Set down the records once more, please, exactly and with the pictures left out.

[Entries from a dataset]
▽

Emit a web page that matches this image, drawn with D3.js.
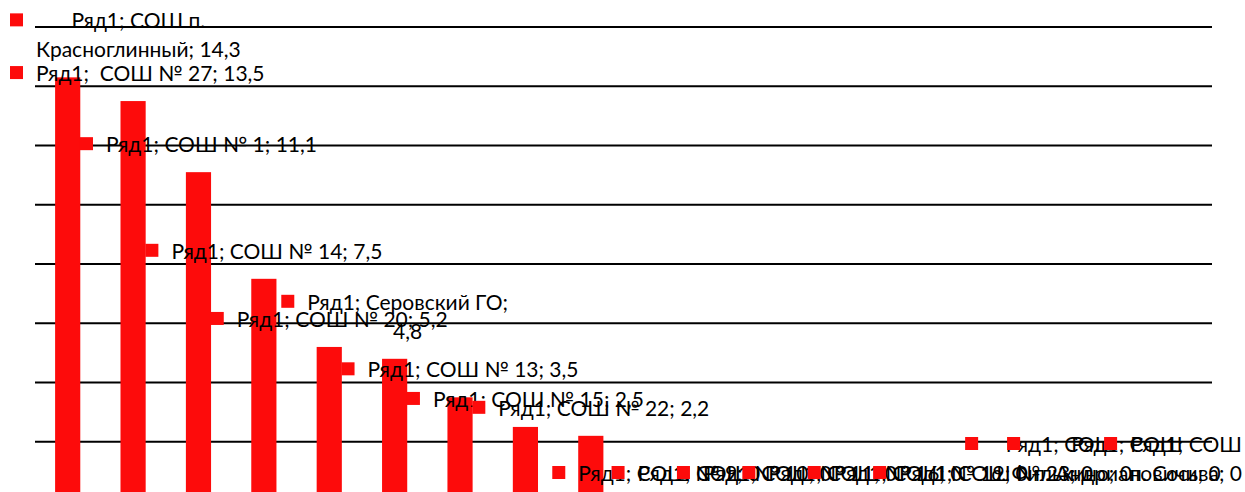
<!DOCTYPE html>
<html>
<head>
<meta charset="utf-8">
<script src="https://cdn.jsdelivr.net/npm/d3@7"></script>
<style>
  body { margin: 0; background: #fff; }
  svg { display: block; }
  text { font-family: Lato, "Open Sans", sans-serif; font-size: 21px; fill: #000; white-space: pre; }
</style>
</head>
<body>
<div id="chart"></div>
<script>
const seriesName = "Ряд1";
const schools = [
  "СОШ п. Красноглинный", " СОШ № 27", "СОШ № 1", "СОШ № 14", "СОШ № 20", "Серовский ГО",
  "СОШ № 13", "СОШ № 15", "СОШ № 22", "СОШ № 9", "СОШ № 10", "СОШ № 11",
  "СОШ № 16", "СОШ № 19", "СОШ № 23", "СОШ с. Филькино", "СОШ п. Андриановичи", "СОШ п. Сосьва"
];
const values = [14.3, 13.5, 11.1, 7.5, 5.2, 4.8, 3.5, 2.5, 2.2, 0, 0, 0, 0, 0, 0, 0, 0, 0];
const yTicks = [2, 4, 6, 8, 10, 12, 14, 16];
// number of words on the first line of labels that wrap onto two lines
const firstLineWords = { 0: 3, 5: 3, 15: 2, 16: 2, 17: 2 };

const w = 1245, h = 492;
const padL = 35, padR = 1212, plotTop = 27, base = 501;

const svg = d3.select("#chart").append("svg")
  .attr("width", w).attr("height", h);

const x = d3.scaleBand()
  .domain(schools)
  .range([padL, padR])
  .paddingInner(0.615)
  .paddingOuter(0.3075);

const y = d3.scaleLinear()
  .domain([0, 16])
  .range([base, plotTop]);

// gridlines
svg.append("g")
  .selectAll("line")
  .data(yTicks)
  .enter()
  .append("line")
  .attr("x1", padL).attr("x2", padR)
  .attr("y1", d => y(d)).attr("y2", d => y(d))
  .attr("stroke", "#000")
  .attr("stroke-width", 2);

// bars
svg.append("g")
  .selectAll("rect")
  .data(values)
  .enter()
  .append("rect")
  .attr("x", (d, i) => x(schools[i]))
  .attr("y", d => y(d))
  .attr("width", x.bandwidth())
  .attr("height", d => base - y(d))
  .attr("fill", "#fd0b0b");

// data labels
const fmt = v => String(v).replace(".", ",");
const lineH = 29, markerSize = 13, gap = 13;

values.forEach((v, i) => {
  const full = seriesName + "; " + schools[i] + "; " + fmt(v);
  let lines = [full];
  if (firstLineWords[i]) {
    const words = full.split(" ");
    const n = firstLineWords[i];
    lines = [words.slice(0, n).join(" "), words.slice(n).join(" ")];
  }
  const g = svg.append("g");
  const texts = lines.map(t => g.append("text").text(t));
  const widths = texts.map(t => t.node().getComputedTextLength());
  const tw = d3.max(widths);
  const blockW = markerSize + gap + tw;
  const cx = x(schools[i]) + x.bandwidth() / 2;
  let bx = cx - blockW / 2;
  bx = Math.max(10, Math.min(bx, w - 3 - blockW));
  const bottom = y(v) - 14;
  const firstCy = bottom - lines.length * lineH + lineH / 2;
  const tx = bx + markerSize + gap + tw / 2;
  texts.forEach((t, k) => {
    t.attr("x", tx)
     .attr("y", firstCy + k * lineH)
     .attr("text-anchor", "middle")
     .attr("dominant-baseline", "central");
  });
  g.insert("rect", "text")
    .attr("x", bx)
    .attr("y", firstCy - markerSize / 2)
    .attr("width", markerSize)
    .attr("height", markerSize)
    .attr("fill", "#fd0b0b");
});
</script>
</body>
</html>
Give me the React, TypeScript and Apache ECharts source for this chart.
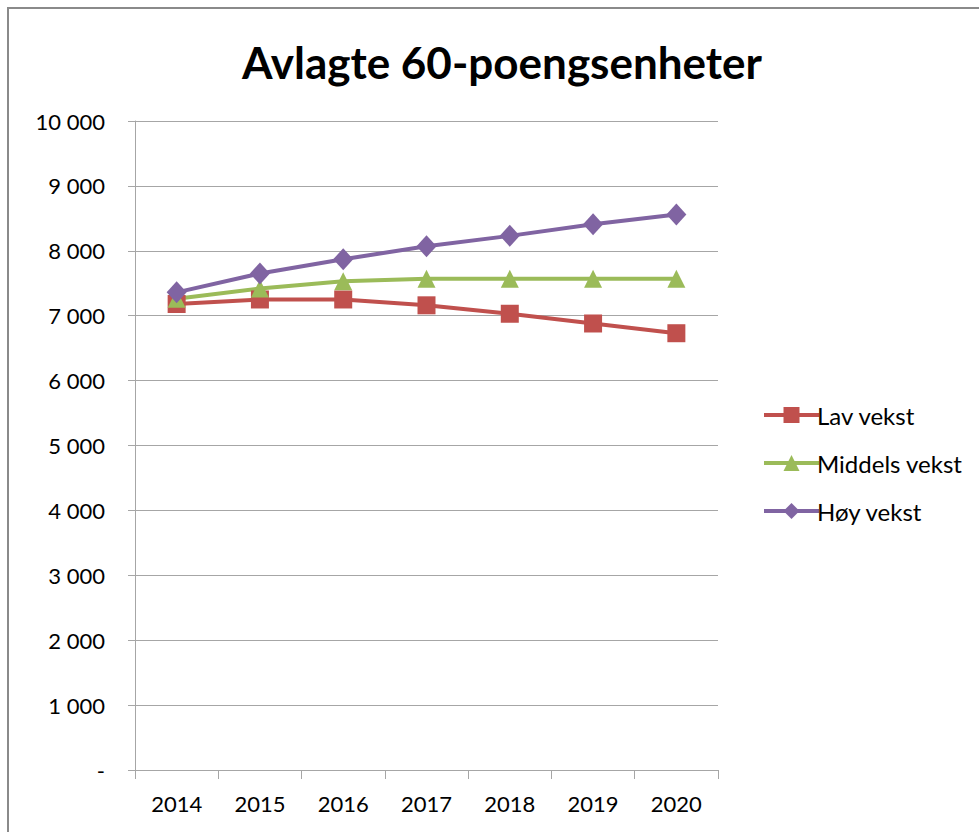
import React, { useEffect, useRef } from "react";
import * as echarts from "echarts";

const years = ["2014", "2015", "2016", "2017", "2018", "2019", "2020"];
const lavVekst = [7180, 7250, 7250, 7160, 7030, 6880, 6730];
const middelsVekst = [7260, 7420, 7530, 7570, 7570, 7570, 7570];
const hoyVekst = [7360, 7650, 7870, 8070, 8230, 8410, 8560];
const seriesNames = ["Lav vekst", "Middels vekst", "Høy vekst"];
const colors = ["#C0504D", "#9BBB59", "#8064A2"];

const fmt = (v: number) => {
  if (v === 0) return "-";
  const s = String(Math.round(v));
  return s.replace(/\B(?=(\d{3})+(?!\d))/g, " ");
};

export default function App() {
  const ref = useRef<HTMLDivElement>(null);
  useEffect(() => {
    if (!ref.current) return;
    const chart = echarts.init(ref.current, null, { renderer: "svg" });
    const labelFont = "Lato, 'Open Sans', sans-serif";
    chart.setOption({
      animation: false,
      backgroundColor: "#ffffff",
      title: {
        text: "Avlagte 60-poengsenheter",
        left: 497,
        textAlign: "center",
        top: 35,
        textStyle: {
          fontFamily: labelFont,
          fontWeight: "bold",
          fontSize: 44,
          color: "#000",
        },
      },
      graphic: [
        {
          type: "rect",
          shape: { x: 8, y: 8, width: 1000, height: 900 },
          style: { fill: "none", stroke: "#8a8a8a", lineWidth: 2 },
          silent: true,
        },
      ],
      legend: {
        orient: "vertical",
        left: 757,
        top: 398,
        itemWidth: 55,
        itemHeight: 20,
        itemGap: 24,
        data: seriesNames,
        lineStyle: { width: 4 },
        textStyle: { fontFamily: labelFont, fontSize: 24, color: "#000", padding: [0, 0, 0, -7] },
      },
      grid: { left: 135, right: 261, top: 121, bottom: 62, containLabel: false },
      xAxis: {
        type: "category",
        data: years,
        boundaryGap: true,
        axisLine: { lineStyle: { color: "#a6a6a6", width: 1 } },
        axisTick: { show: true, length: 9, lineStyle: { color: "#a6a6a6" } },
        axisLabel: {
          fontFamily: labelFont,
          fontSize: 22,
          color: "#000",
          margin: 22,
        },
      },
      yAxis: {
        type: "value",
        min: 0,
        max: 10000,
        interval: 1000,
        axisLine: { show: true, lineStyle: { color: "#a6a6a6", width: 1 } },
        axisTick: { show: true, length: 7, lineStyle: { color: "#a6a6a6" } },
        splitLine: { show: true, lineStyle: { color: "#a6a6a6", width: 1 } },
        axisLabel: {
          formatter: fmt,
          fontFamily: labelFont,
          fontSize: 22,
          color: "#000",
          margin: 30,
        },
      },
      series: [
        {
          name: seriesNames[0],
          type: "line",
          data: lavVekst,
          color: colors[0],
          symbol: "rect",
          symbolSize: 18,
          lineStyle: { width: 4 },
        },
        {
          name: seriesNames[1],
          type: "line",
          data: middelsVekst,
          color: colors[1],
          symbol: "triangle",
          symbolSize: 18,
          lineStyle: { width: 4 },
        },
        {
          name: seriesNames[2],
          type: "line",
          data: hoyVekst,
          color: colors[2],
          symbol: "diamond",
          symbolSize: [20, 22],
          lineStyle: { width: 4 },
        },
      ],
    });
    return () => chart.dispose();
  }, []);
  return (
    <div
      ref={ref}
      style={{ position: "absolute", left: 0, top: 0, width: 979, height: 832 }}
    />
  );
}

△

■ Solution for this exercise
Emit a web page that matches this image, drawn with D3.js.
<!DOCTYPE html>
<html>
<head>
<meta charset="utf-8">
<script src="https://cdn.jsdelivr.net/npm/d3@7"></script>
<style>
  body { margin: 0; background: #fff; }
  svg { display: block; }
  text { font-family: Lato, "Open Sans", sans-serif; font-size: 21px; fill: #000; white-space: pre; }
</style>
</head>
<body>
<div id="chart"></div>
<script>
const seriesName = "Ряд1";
const schools = [
  "СОШ п. Красноглинный", " СОШ № 27", "СОШ № 1", "СОШ № 14", "СОШ № 20", "Серовский ГО",
  "СОШ № 13", "СОШ № 15", "СОШ № 22", "СОШ № 9", "СОШ № 10", "СОШ № 11",
  "СОШ № 16", "СОШ № 19", "СОШ № 23", "СОШ с. Филькино", "СОШ п. Андриановичи", "СОШ п. Сосьва"
];
const values = [14.3, 13.5, 11.1, 7.5, 5.2, 4.8, 3.5, 2.5, 2.2, 0, 0, 0, 0, 0, 0, 0, 0, 0];
const yTicks = [2, 4, 6, 8, 10, 12, 14, 16];
// number of words on the first line of labels that wrap onto two lines
const firstLineWords = { 0: 3, 5: 3, 15: 2, 16: 2, 17: 2 };

const w = 1245, h = 492;
const padL = 35, padR = 1212, plotTop = 27, base = 501;

const svg = d3.select("#chart").append("svg")
  .attr("width", w).attr("height", h);

const x = d3.scaleBand()
  .domain(schools)
  .range([padL, padR])
  .paddingInner(0.615)
  .paddingOuter(0.3075);

const y = d3.scaleLinear()
  .domain([0, 16])
  .range([base, plotTop]);

// gridlines
svg.append("g")
  .selectAll("line")
  .data(yTicks)
  .enter()
  .append("line")
  .attr("x1", padL).attr("x2", padR)
  .attr("y1", d => y(d)).attr("y2", d => y(d))
  .attr("stroke", "#000")
  .attr("stroke-width", 2);

// bars
svg.append("g")
  .selectAll("rect")
  .data(values)
  .enter()
  .append("rect")
  .attr("x", (d, i) => x(schools[i]))
  .attr("y", d => y(d))
  .attr("width", x.bandwidth())
  .attr("height", d => base - y(d))
  .attr("fill", "#fd0b0b");

// data labels
const fmt = v => String(v).replace(".", ",");
const lineH = 29, markerSize = 13, gap = 13;

values.forEach((v, i) => {
  const full = seriesName + "; " + schools[i] + "; " + fmt(v);
  let lines = [full];
  if (firstLineWords[i]) {
    const words = full.split(" ");
    const n = firstLineWords[i];
    lines = [words.slice(0, n).join(" "), words.slice(n).join(" ")];
  }
  const g = svg.append("g");
  const texts = lines.map(t => g.append("text").text(t));
  const widths = texts.map(t => t.node().getComputedTextLength());
  const tw = d3.max(widths);
  const blockW = markerSize + gap + tw;
  const cx = x(schools[i]) + x.bandwidth() / 2;
  let bx = cx - blockW / 2;
  bx = Math.max(10, Math.min(bx, w - 3 - blockW));
  const bottom = y(v) - 14;
  const firstCy = bottom - lines.length * lineH + lineH / 2;
  const tx = bx + markerSize + gap + tw / 2;
  texts.forEach((t, k) => {
    t.attr("x", tx)
     .attr("y", firstCy + k * lineH)
     .attr("text-anchor", "middle")
     .attr("dominant-baseline", "central");
  });
  g.insert("rect", "text")
    .attr("x", bx)
    .attr("y", firstCy - markerSize / 2)
    .attr("width", markerSize)
    .attr("height", markerSize)
    .attr("fill", "#fd0b0b");
});
</script>
</body>
</html>
Give me the React, TypeScript and Apache ECharts source for this chart.
import React, { useEffect, useRef } from "react";
import * as echarts from "echarts";

const years = ["2014", "2015", "2016", "2017", "2018", "2019", "2020"];
const lavVekst = [7180, 7250, 7250, 7160, 7030, 6880, 6730];
const middelsVekst = [7260, 7420, 7530, 7570, 7570, 7570, 7570];
const hoyVekst = [7360, 7650, 7870, 8070, 8230, 8410, 8560];
const seriesNames = ["Lav vekst", "Middels vekst", "Høy vekst"];
const colors = ["#C0504D", "#9BBB59", "#8064A2"];

const fmt = (v: number) => {
  if (v === 0) return "-";
  const s = String(Math.round(v));
  return s.replace(/\B(?=(\d{3})+(?!\d))/g, " ");
};

export default function App() {
  const ref = useRef<HTMLDivElement>(null);
  useEffect(() => {
    if (!ref.current) return;
    const chart = echarts.init(ref.current, null, { renderer: "svg" });
    const labelFont = "Lato, 'Open Sans', sans-serif";
    chart.setOption({
      animation: false,
      backgroundColor: "#ffffff",
      title: {
        text: "Avlagte 60-poengsenheter",
        left: 497,
        textAlign: "center",
        top: 35,
        textStyle: {
          fontFamily: labelFont,
          fontWeight: "bold",
          fontSize: 44,
          color: "#000",
        },
      },
      graphic: [
        {
          type: "rect",
          shape: { x: 8, y: 8, width: 1000, height: 900 },
          style: { fill: "none", stroke: "#8a8a8a", lineWidth: 2 },
          silent: true,
        },
      ],
      legend: {
        orient: "vertical",
        left: 757,
        top: 398,
        itemWidth: 55,
        itemHeight: 20,
        itemGap: 24,
        data: seriesNames,
        lineStyle: { width: 4 },
        textStyle: { fontFamily: labelFont, fontSize: 24, color: "#000", padding: [0, 0, 0, -7] },
      },
      grid: { left: 135, right: 261, top: 121, bottom: 62, containLabel: false },
      xAxis: {
        type: "category",
        data: years,
        boundaryGap: true,
        axisLine: { lineStyle: { color: "#a6a6a6", width: 1 } },
        axisTick: { show: true, length: 9, lineStyle: { color: "#a6a6a6" } },
        axisLabel: {
          fontFamily: labelFont,
          fontSize: 22,
          color: "#000",
          margin: 22,
        },
      },
      yAxis: {
        type: "value",
        min: 0,
        max: 10000,
        interval: 1000,
        axisLine: { show: true, lineStyle: { color: "#a6a6a6", width: 1 } },
        axisTick: { show: true, length: 7, lineStyle: { color: "#a6a6a6" } },
        splitLine: { show: true, lineStyle: { color: "#a6a6a6", width: 1 } },
        axisLabel: {
          formatter: fmt,
          fontFamily: labelFont,
          fontSize: 22,
          color: "#000",
          margin: 30,
        },
      },
      series: [
        {
          name: seriesNames[0],
          type: "line",
          data: lavVekst,
          color: colors[0],
          symbol: "rect",
          symbolSize: 18,
          lineStyle: { width: 4 },
        },
        {
          name: seriesNames[1],
          type: "line",
          data: middelsVekst,
          color: colors[1],
          symbol: "triangle",
          symbolSize: 18,
          lineStyle: { width: 4 },
        },
        {
          name: seriesNames[2],
          type: "line",
          data: hoyVekst,
          color: colors[2],
          symbol: "diamond",
          symbolSize: [20, 22],
          lineStyle: { width: 4 },
        },
      ],
    });
    return () => chart.dispose();
  }, []);
  return (
    <div
      ref={ref}
      style={{ position: "absolute", left: 0, top: 0, width: 979, height: 832 }}
    />
  );
}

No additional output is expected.